No Clean Slates With Grief
It’s easy to fall under the spell of closure when working through grief, under the idea that with the proper insight and enough time life will go back to normal. Goodbyes will be said, the gestalt will be completed, and everything will revert to the way it used to be.
There are a lot of grief counselors out there who sing this siren song. Who wouldn’t be tempted to take the bait? In the midst of despair, of seemingly boundless suffering, who wouldn’t want to purchase a salve that promises to wash all the pain away?
But there are no clean slates with grief. Working towards living as if the loss never occurred, hoping to close that important relationship once and for all, creates a psychological disconnect that ends up being more painful and damaging than inhabiting those feelings of despair. At least despair is authentic, allowing for the inner life to align with outer circumstances.

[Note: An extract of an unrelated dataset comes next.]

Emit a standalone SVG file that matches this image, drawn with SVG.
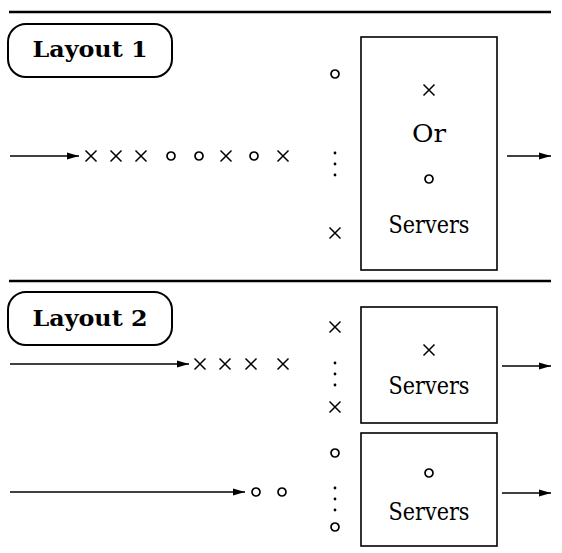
<svg xmlns="http://www.w3.org/2000/svg" width="562" height="553" viewBox="0 0 562 553">
  <style>
    .rule { stroke: #000; stroke-width: 2.5; }
    .frame { fill: none; stroke: #000; stroke-width: 1.6; }
    .tag { fill: none; stroke: #000; stroke-width: 2; }
    .flow { stroke: #000; stroke-width: 1.5; fill: none; }
    .title { font-family: "DejaVu Serif", serif; font-weight: bold; font-size: 23px; text-anchor: middle; }
    .label { font-family: "DejaVu Serif", serif; font-size: 25px; text-anchor: middle; }
  </style>
  <defs>
    <marker id="head" viewBox="0 0 12 8" refX="12" refY="4" markerWidth="12" markerHeight="8" markerUnits="userSpaceOnUse" orient="auto">
      <path d="M0,0.5 L12,4 L0,7.5 Z" fill="#000"/>
    </marker>
    <g id="cross"><path d="M-5.5,-5.5 L5.5,5.5 M5.5,-5.5 L-5.5,5.5" stroke="#000" stroke-width="1.5" fill="none"/></g>
    <g id="ring"><circle r="4" fill="none" stroke="#000" stroke-width="1.7"/></g>
    <g id="vdots">
      <circle cx="0" cy="-11" r="1.4" fill="#000"/>
      <circle cx="0" cy="0" r="1.4" fill="#000"/>
      <circle cx="0" cy="11" r="1.4" fill="#000"/>
    </g>
  </defs>

  <!-- section rules -->
  <line class="rule" x1="9" y1="12" x2="551" y2="12"/>
  <line class="rule" x1="9" y1="281" x2="551" y2="281"/>

  <!-- Layout 1 -->
  <g id="layout1-tag">
    <rect class="tag" x="8" y="24" width="164" height="53" rx="18"/>
    <text class="title" x="90" y="57" textLength="115" lengthAdjust="spacingAndGlyphs">Layout 1</text>
  </g>
  <g id="layout1-queue">
    <use href="#cross" x="91" y="156"/>
    <use href="#cross" x="116" y="156"/>
    <use href="#cross" x="141" y="156"/>
    <use href="#ring" x="171" y="156"/>
    <use href="#ring" x="199" y="156"/>
    <use href="#cross" x="226" y="156"/>
    <use href="#ring" x="254" y="156"/>
    <use href="#cross" x="283" y="156"/>
  </g>
  <g id="layout1-waiting">
    <use href="#ring" x="335" y="74"/>
    <use href="#vdots" x="335" y="164"/>
    <use href="#cross" x="335" y="233"/>
  </g>
  <g id="layout1-servers">
    <rect class="frame" x="361" y="37" width="136" height="233"/>
    <use href="#cross" x="429" y="90"/>
    <text class="label" x="429" y="142" textLength="34" lengthAdjust="spacingAndGlyphs">Or</text>
    <use href="#ring" x="429" y="179"/>
    <text class="label" x="429" y="233" textLength="81" lengthAdjust="spacingAndGlyphs">Servers</text>
  </g>

  <!-- Layout 2 -->
  <g id="layout2-tag">
    <rect class="tag" x="8" y="292" width="164" height="53" rx="18"/>
    <text class="title" x="90" y="326" textLength="115" lengthAdjust="spacingAndGlyphs">Layout 2</text>
  </g>
  <g id="layout2-queue-x">
    <use href="#cross" x="200" y="364"/>
    <use href="#cross" x="225" y="364"/>
    <use href="#cross" x="251" y="364"/>
    <use href="#cross" x="283" y="364"/>
  </g>
  <g id="layout2-waiting-x">
    <use href="#cross" x="335" y="327"/>
    <use href="#vdots" x="335" y="374"/>
    <use href="#cross" x="335" y="407"/>
  </g>
  <g id="layout2-servers-x">
    <rect class="frame" x="361" y="307" width="136" height="116"/>
    <use href="#cross" x="429" y="350"/>
    <text class="label" x="429" y="394" textLength="81" lengthAdjust="spacingAndGlyphs">Servers</text>
  </g>
  <g id="layout2-queue-o">
    <use href="#ring" x="256" y="492"/>
    <use href="#ring" x="282" y="492"/>
  </g>
  <g id="layout2-waiting-o">
    <use href="#ring" x="335" y="453"/>
    <use href="#vdots" x="335" y="499"/>
    <use href="#ring" x="335" y="527"/>
  </g>
  <g id="layout2-servers-o">
    <rect class="frame" x="361" y="433" width="136" height="113"/>
    <use href="#ring" x="429" y="473"/>
    <text class="label" x="429" y="520" textLength="81" lengthAdjust="spacingAndGlyphs">Servers</text>
  </g>

  <!-- connectors -->
  <g id="connectors">
    <line class="flow" x1="10" y1="156" x2="79" y2="156" marker-end="url(#head)"/>
    <line class="flow" x1="507" y1="156" x2="551" y2="156" marker-end="url(#head)"/>
    <line class="flow" x1="10" y1="364" x2="189" y2="364" marker-end="url(#head)"/>
    <line class="flow" x1="502" y1="366" x2="551" y2="366" marker-end="url(#head)"/>
    <line class="flow" x1="10" y1="492" x2="245" y2="492" marker-end="url(#head)"/>
    <line class="flow" x1="502" y1="493" x2="551" y2="493" marker-end="url(#head)"/>
  </g>
</svg>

If you’re in the mud of grief, the solution is not to try to move towards the green grass because the green grass is an illusion. The solution is to decide to plant a lotus flower. In other words, use something ugly to make something beautiful. Take what has happened and use it as the impetus to be a better person and to help others be better people too, use it to do something meaningful in life that honors the person you have lost.

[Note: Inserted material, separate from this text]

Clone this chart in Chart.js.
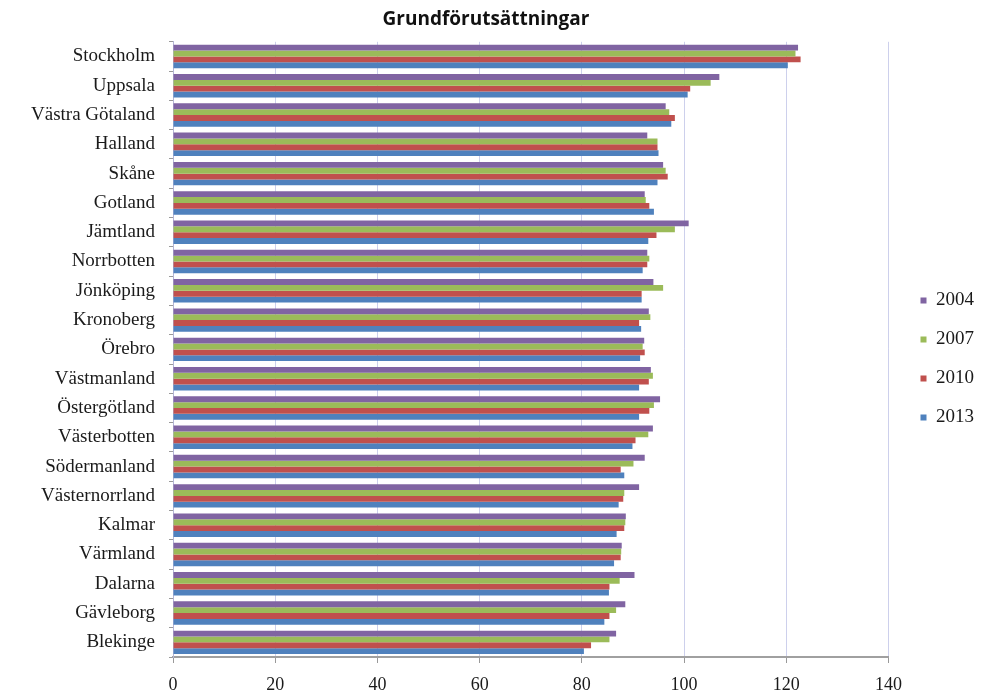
<!DOCTYPE html>
<html>
<head>
<meta charset="utf-8">
<script src="https://cdn.jsdelivr.net/npm/chart.js@4/dist/chart.umd.min.js"></script>
<style>
  html, body { margin: 0; padding: 0; background: #fff; }
</style>
</head>
<body>
<canvas id="lan" width="982" height="700"></canvas>
<script>
var regions = ['Stockholm', 'Uppsala', 'Västra Götaland', 'Halland', 'Skåne', 'Gotland',
  'Jämtland', 'Norrbotten', 'Jönköping', 'Kronoberg', 'Örebro', 'Västmanland',
  'Östergötland', 'Västerbotten', 'Södermanland', 'Västernorrland', 'Kalmar',
  'Värmland', 'Dalarna', 'Gävleborg', 'Blekinge'];

var years = ['2004', '2007', '2010', '2013'];

var v2004 = [122.3, 106.9, 96.4, 92.8, 95.9, 92.3, 100.9, 92.8, 94.0, 93.1, 92.2, 93.5,
  95.3, 93.9, 92.3, 91.2, 88.6, 87.8, 90.3, 88.5, 86.7];
var v2007 = [121.8, 105.2, 97.1, 94.8, 96.4, 92.5, 98.2, 93.2, 95.9, 93.4, 91.9, 93.9,
  94.1, 93.0, 90.1, 88.3, 88.5, 87.7, 87.4, 86.7, 85.4];
var v2010 = [122.8, 101.2, 98.2, 94.8, 96.8, 93.2, 94.6, 92.8, 91.7, 91.2, 92.3, 93.1,
  93.2, 90.5, 87.6, 88.1, 88.3, 87.6, 85.4, 85.4, 81.8];
var v2013 = [120.3, 100.7, 97.5, 95.0, 94.8, 94.1, 93.0, 91.9, 91.7, 91.6, 91.4, 91.2,
  91.2, 89.9, 88.3, 87.2, 86.8, 86.3, 85.3, 84.4, 80.4];

var colors = ['#8064A2', '#9BBB59', '#C0504D', '#4F81BD'];
var series = [v2004, v2007, v2010, v2013];

// legend sits a bit away from the plot, like the old spreadsheet layout
var legendShift = {
  id: 'legendShift',
  afterLayout: function(chart) {
    var lg = chart.legend;
    if (!lg) return;
    lg.left += 12;
    lg.right += 12;
    lg.top += 9;
    lg.bottom += 9;
  }
};

var serif = 'Liberation Serif, Times New Roman, serif';

var ctx = document.getElementById('lan');
var chart = new Chart(ctx, {
  type: 'bar',
  data: {
    labels: regions,
    datasets: series.map(function(d, i) {
      return {
        label: years[i],
        data: d,
        backgroundColor: colors[i],
        borderWidth: 0,
        categoryPercentage: 0.8,
        barPercentage: 1.0
      };
    })
  },
  options: {
    indexAxis: 'y',
    responsive: false,
    animation: false,
    layout: {
      padding: { left: 0, right: 10, top: 0, bottom: 0 }
    },
    plugins: {
      title: {
        display: true,
        text: 'Grundförutsättningar',
        color: '#111',
        font: { family: 'Open Sans', size: 19, weight: 'bold' },
        padding: { top: 8, bottom: 11 }
      },
      legend: {
        position: 'right',
        labels: {
          color: '#1a1a1a',
          boxWidth: 6,
          boxHeight: 6,
          padding: 20,
          font: { family: serif, size: 19 }
        }
      },
      tooltip: { enabled: false }
    },
    scales: {
      x: {
        min: 0,
        max: 140,
        afterFit: function(scale) { scale.height = 43; },
        ticks: {
          stepSize: 20,
          color: '#1a1a1a',
          padding: 11,
          font: { family: serif, size: 18 }
        },
        grid: {
          color: '#cdd0ec',
          tickColor: '#999',
          tickLength: 6
        },
        border: { color: '#a0a0a0', width: 2 }
      },
      y: {
        afterFit: function(scale) { scale.width = 173; },
        ticks: {
          color: '#1a1a1a',
          padding: 14,
          autoSkip: false,
          font: { family: serif, size: 19 }
        },
        grid: {
          drawOnChartArea: false,
          tickColor: '#999',
          tickLength: 4
        },
        border: { color: '#b4b6d6', width: 1 }
      }
    }
  },
  plugins: [legendShift]
});
</script>
</body>
</html>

When someone dies or goes away the relationship with them necessarily changes but it doesn’t have to end. Recovery, if you want to call it that, can never be achieved by moving on with life as if this important relationship never occurred or as if it’s no longer important. Recovery can only be achieved through using grief as the impetus for self-actualization, transforming tragedy into triumph by retroactively giving the life of the person you have lost greater meaning too as they walk this same path of self-actualization with you.